The java implementation consistently seems to reverse the key and value. It is better to have key=index, value=sum for prefixSums, since the sums are not guaranteed to be unique
public static int subarraySumTotal(List<Integer> arr, int target) {
Map<Integer, Integer> prefixSum = new HashMap<>();
prefixSum.put(0, 1);
int currentSum = 0;
int counter = 0;
for (int i = 0; i < arr.size(); i++) {
currentSum += arr.get(i);
int complement = currentSum - target;
if(prefixSum.containsKey(complement) && prefixSum.get(complement) > 0) {
counter += prefixSum.get(complement);
}
if(prefixSum.containsKey(currentSum)) {
prefixSum.put(currentSum, prefixSum.get(currentSum) + 1);
} else {
prefixSum.put(currentSum, 1);
}
}
return counter;
}what target value are you using?
I think they did that to reduce the time complexity as hashmap.containsValue() is o(n) while hashmap.containsKey() is o(1). If the sums are not unique, a larger index will overwrite a smaller index. If the sum is not the complementary, then it has no affect on results; if the sum is the complementary being looked for, then the solution returns the shortest subarray. As the question just asks for A solution but not all solutions so it’s fine.

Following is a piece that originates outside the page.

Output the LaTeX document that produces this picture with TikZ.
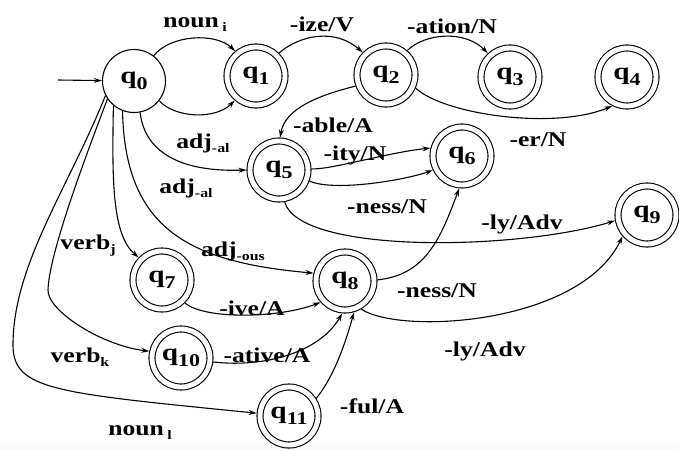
\documentclass[tikz,border=0pt]{standalone}
\usepackage{fontspec}
\setmainfont[FakeStretch=1.22]{Liberation Serif}
\usetikzlibrary{arrows.meta}
\definecolor{bandcol}{RGB}{249,250,245}
\newcommand\lsub[1]{\raisebox{-4pt}{\fontsize{13}{13}\selectfont #1}}
\newcommand\qlab[1]{{\fontsize{24}{24}\selectfont q}\raisebox{-6pt}{\fontsize{18}{18}\selectfont #1}}
\begin{document}
\begin{tikzpicture}[x=1pt,y=-1pt,
  every node/.style={font=\bfseries\fontsize{21}{23}\selectfont},
  lbl/.style={inner sep=0pt},
  initstate/.style={circle,draw,line width=1.1pt,minimum size=63pt,inner sep=0pt},
  accstate/.style={circle,draw,line width=1.1pt,double,double distance=4.9pt,minimum size=58pt,inner sep=0pt,outer sep=3.5pt},
  conn/.style={line width=1.1pt,-{Stealth[length=8pt,width=5pt]}}
]
\useasboundingbox (0,0) rectangle (679,450);
\fill[bandcol] (0,443) rectangle (679,450);

% states
\node[initstate] (q0) at (134,81) {\qlab{0}};
\node[accstate] (q1) at (256,76) {\qlab{1}};
\node[accstate] (q2) at (386,75) {\qlab{2}};
\node[accstate] (q3) at (510,77) {\qlab{3}};
\node[accstate] (q4) at (627,77) {\qlab{4}};
\node[accstate] (q5) at (279,170) {\qlab{5}};
\node[accstate] (q6) at (462,156) {\qlab{6}};
\node[accstate] (q7) at (162,280) {\qlab{7}};
\node[accstate] (q8) at (345,281) {\qlab{8}};
\node[accstate] (q9) at (647,215) {\qlab{9}};
\node[accstate] (q10) at (181,358) {\qlab{10}};
\node[accstate] (q11) at (289,416) {\qlab{11}};
\coordinate (init) at (58,80);

% labels
\node[lbl] (lnouni) at (195,25) {noun\,\lsub{i}};
\node[lbl] (lize) at (322,24) {-ize/V};
\node[lbl] (lation) at (452,26) {-ation/N};
\node[lbl] (lable) at (333,125) {-able/A};
\node[lbl] (ladja) at (203,143) {adj\lsub{-al}};
\node[lbl] (ladjb) at (186,188) {adj\lsub{-al}};
\node[lbl] (lity) at (355,155) {-ity/N};
\node[lbl] (lnessa) at (387,207) {-ness/N};
\node[lbl] (ler) at (538,140) {-er/N};
\node[lbl] (llya) at (522,224) {-ly/Adv};
\node[lbl] (lverbj) at (88,246) {verb\lsub{j}};
\node[lbl] (ladjous) at (233,251) {adj\lsub{-ous}};
\node[lbl] (live) at (252,308) {-ive/A};
\node[lbl] (lnessb) at (437,291) {-ness/N};
\node[lbl] (llyb) at (485,351) {-ly/Adv};
\node[lbl] (lverbk) at (80,357) {verb\lsub{k}};
\node[lbl] (lative) at (267,355) {-ative/A};
\node[lbl] (lful) at (372,406) {-ful/A};
\node[lbl] (lnounl) at (140,433) {noun\,\lsub{l}};

% connectors
\draw[conn] (init) -- (q0);
\draw[conn] (q0.52) .. controls (170,35) and (215,32) .. (q1.130);
\draw[conn] (q0.-38) .. controls (175,118) and (215,120) .. (q1.229);
\draw[conn] (q1.45) .. controls (300,35) and (335,28) .. (q2.136);
\draw[conn] (q2.49) .. controls (425,33) and (465,30) .. (q3.133);
\draw[conn] (q2.-24) .. controls (445,115) and (555,130) .. (q4.-117);
\draw[conn] (q2.200) .. controls (320,95) and (285,108) .. (q5.88);
\draw[conn] (q0.-79) .. controls (145,155) and (185,172) .. (q5.180);
\draw[conn] (q5.2) .. controls (330,170) and (390,152) .. (q6.166);
\draw[conn] (q5.-20) .. controls (335,192) and (405,180) .. (q6.206);
\draw[conn] (q5.-80) .. controls (300,255) and (520,250) .. (q9.190);
\draw[conn] (q0.-130) .. controls (112,180) and (112,235) .. (q7.136);
\draw[conn] (q0.-111) .. controls (125,230) and (190,262) .. (q8.166);
\draw[conn] (q0.-146) .. controls (82,166) and (49,255) .. (48,290)
   .. controls (47,310) and (100,345) .. (q10.168);
\draw[conn] (q0.-153) .. controls (68,189) and (13,265) .. (13,345)
   .. controls (13,390) and (55,393) .. (q11.175);
\draw[conn] (q7.-45) .. controls (205,320) and (280,318) .. (q8.221);
\draw[conn] (q10.-7) .. controls (265,368) and (320,352) .. (q8.265);
\draw[conn] (q11.33) .. controls (333,378) and (345,345) .. (q8.-74);
\draw[conn] (q8.2) .. controls (425,275) and (440,240) .. (q6.-95);
\draw[conn] (q8.-60) .. controls (400,335) and (580,325) .. (q9.221);
\end{tikzpicture}
\end{document}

But I totally agree with your question, I also had these questions when looking at their solution. I’d appreciate if the team can be better job explanation the solution.
O(N) solution:
def subarray_sum(arr: List[int], target: int) → List[int]:
left, right = 0, 1
sub_sum = arr[left] + arr[right]
res = []
while right <= len(arr):
if sub_sum == target:
# result gotten. Return early
res.append(left)
res.append(right + 1)
return res
elif sub_sum < target:
# only move right when sub array sum is less than target
right += 1
# assert that right pointer is within array bounds before accessing value
if right >= len(arr): return res
sub_sum += arr[right]
else:
# when subarray sum is greater than target, don't stop expanding the window. A negative-positive combo might exist ahead
# for example -1,-1, 5, -1 and target 2
right += 1
# end of array. We are now certain that no combo exists for the subarray window
# shrink window:
# 1. by deducting the value at left pointer and move left pointer forward
if right == len(arr) - 1:
sub_sum -= arr[left]
left += 1
# 2. and move right pointer to just a step ahead of left pointer
right = left + 1
# with a new window, we need to recalculate window sum afresh and discard old sum
sub_sum = arr[left] + arr[right]
if right > len(arr): return res
return res
Please correct the time complexity explanation for the brute force approach - the complexity of:
N subarrays with size 1, N-1 subarrays with size 2 .. and 1 subarray with size N
is not O(N^2), but O(N^3) [1]. Unless you introduce some optimization (e.g. computing each subarray based on the previous + new element) that was not mentioned.
[1] source: https://www.youtube.com/watch?v=dUs5-Ak4WSw
Can someone explain why we are returning i + 1 index and not i as the starting index for the subarray sum?
prefix_sums[cur_sum] = i + 1
This article says we should use a prefix sum to resolve the problem, which is fine. However, what we are asked to get (the longest subarray that sums X number) is almost the same as in this other problem: Sliding Window - Longest - Two Pointers / Sliding Window. The only significant difference I see is that in this problem the input has negative numbers whereas the other does not.
So why are we using different algorithms for these 2 problems? Is it because of the negative numbers in the input or because of something else I’m missing?